Feng Shui by Clear Englebert

Feng Shui, Circles & Squares

Feng Shui, Circles & Squares

Chinese-bronze-coins

Chinese coins—round with a square hole, representing heaven (circle) encompassing earth (square). Photo by Plismo, via Wikimedia Commons

The two most basic shapes in feng shui are circles and squares. The circle represents heaven and the square represents earth—that’s why round dining tables are considered to be better than square ones. That’s also why old Chinese coins are round with a square hole in the middle—heaven encompasses earth and is therefore greater than earth.

My husband loves math and I recently got him the book The Joy of Pi by David Slatner, but I was intrigued by its fun format, and I actually started reading it first. What I found supports the feng shui teaching quite nicely. So nicely, in fact, that I’m going to liberally quote from the book.

The Joy of Pi by David Blatner

“It’s not poetic or particularly pleasing to hear, but we humans are basically pattern recognition devices. Our eyes take in the world, but what we really see are intricate patterns of lines and curves and colors and brightness.”

“A raindrop in a pond produces perfect circles of waves that expand indefinitely until cancelled by the friction of the shore or by the perfect circles made by other raindrops. Planets and stars try to form circles and spheres in space, though gravity and spinning forces push and pull their pure mathematical curves into the complex forms that we see in nature.”

“Circles are everywhere in the natural world, and to the peoples of early civilization, the great circles of the moon and the sun looking down on them each day were sources of infinite power and mystery.

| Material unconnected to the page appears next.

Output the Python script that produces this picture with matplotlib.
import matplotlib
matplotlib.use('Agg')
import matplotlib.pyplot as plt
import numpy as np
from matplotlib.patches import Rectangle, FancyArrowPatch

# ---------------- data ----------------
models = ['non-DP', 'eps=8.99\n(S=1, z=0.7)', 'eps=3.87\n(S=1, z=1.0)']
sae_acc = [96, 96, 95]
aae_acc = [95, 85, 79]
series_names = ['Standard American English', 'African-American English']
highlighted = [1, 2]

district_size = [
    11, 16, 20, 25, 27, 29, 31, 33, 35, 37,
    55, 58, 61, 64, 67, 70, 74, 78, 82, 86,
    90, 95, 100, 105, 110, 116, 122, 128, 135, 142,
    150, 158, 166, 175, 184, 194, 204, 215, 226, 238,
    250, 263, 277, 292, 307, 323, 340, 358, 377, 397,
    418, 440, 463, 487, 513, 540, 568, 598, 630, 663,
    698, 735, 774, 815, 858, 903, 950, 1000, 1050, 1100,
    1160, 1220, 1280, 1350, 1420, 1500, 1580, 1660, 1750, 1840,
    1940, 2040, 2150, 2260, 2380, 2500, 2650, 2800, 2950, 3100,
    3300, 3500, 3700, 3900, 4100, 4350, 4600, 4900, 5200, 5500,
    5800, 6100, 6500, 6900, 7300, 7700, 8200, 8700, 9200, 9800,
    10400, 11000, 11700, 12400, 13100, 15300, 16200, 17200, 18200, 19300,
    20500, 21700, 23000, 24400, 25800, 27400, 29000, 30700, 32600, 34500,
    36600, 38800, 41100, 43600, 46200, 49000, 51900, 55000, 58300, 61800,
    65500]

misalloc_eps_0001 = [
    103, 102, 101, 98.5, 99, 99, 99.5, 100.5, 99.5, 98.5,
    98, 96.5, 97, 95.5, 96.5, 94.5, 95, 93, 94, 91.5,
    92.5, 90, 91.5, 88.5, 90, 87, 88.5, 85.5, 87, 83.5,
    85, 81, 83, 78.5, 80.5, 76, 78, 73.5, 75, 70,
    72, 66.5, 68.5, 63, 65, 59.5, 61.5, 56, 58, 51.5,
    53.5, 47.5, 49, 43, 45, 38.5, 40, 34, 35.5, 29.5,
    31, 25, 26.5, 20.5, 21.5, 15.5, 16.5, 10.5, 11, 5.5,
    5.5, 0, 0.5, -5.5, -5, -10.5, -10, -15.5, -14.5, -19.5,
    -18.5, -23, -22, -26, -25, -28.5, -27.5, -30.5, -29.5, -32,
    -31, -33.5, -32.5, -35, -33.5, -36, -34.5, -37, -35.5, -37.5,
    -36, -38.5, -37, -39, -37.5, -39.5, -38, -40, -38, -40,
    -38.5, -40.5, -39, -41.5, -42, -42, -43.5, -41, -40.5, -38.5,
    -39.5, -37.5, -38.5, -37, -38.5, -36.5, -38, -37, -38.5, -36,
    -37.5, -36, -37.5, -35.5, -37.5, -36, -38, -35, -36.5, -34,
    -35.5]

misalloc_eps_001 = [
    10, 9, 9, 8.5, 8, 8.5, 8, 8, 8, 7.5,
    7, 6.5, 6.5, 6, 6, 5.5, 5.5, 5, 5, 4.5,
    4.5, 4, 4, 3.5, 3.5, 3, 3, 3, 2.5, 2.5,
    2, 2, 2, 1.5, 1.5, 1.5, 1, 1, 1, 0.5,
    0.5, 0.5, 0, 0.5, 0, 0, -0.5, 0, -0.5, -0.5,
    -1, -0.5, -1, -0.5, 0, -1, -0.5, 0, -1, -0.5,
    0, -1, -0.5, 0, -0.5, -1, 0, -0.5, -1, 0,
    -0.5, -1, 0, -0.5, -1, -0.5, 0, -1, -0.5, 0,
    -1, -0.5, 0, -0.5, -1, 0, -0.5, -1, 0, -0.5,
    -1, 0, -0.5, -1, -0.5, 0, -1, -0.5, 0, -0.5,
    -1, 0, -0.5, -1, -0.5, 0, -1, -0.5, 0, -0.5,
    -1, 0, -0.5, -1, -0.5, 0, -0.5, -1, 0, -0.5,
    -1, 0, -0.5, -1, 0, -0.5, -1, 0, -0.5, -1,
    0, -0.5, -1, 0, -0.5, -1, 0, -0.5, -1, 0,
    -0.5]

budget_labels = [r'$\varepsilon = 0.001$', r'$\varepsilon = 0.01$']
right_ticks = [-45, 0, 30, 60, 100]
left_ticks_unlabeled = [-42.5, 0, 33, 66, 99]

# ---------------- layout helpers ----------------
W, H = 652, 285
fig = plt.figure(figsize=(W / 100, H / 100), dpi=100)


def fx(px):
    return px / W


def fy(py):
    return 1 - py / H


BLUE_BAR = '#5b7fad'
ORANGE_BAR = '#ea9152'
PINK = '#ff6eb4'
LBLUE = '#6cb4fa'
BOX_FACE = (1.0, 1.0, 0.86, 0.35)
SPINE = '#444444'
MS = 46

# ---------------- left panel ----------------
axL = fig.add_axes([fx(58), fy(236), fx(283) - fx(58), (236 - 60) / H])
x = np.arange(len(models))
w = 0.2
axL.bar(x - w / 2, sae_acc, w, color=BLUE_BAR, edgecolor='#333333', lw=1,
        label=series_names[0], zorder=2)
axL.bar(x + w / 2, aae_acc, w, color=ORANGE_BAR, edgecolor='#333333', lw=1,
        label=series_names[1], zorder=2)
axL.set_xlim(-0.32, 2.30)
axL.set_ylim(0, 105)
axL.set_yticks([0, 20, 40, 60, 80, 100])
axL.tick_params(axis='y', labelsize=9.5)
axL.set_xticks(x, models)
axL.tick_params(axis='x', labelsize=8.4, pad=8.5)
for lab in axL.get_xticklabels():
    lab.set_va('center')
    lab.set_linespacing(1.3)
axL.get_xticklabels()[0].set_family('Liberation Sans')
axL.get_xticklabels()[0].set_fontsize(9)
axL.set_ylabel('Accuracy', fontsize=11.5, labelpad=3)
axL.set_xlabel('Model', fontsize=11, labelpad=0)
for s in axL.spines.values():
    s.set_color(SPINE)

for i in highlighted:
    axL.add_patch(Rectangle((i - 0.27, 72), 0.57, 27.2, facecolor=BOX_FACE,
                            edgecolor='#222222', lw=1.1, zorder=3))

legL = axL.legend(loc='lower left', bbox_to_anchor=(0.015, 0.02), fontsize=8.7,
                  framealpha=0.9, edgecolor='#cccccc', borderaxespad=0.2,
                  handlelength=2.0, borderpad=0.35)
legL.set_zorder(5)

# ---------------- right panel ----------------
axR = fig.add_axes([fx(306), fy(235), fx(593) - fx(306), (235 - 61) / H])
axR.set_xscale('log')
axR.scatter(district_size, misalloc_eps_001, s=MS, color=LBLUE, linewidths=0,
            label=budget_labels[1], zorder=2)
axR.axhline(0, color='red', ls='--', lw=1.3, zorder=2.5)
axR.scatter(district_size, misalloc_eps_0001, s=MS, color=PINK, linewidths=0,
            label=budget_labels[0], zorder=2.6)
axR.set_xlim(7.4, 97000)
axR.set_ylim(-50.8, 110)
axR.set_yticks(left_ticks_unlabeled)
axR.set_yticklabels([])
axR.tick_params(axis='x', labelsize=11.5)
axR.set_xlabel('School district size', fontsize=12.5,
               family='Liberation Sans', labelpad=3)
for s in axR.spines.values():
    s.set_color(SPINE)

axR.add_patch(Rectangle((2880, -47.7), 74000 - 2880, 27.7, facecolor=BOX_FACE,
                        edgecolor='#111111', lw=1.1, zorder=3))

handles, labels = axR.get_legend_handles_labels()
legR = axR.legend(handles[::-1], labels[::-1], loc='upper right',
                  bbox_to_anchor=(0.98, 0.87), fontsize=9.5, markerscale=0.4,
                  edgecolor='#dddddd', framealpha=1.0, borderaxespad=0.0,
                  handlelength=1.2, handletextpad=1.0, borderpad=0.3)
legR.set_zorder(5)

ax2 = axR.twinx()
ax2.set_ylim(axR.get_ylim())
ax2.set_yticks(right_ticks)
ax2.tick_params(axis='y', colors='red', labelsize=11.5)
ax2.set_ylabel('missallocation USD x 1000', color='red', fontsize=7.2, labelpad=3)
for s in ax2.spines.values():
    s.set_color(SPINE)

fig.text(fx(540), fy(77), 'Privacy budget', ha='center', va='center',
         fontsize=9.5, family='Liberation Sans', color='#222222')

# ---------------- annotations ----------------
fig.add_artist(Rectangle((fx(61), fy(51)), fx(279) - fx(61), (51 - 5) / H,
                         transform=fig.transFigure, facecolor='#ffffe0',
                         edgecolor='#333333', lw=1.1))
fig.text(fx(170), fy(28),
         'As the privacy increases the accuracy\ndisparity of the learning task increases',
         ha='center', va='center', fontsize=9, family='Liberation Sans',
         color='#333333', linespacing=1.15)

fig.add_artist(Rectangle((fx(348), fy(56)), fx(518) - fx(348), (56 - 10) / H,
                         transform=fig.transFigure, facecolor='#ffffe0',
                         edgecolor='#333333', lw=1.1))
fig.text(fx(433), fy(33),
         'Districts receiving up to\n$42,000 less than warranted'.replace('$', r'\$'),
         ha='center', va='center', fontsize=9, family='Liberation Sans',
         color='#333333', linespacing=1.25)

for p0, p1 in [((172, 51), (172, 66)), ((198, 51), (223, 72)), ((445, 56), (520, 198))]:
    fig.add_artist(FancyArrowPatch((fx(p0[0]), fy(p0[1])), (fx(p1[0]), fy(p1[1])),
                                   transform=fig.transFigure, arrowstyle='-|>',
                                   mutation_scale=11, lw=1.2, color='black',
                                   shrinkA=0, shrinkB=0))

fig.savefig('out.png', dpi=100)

Even before civilization began, people probably drew circles in the sand with a peg and a rope, building their own infinite forms. The earliest homes and sacred sites, dating back as far as 8000 B.C.E., were circular, owing perhaps to religions based on reverence for the Earth, the mother-goddess.

On the other hand you have a square—exquisitely formed with four equal sides and four equal angles. Since the earliest recorded history, the square has been the opposite, the antithesis, of the circle. Squares are found rarely in nature—perhaps only in the purest of crystalline structures. Where building a circle comes naturally, we have to measure and calculate to create a square. The simplest squares develop from circles: When you draw two perpendicular lines through the center of a circle, their ends form the corners of a square.

Squares have become symbolic of our human ability to measure, to solve, and to partition. Where circles denote the infinite, squares indicate the finite.”

There you have it—science and feng shui in complete agreement. Something to keep in mind when you’re on the hunt for your next table.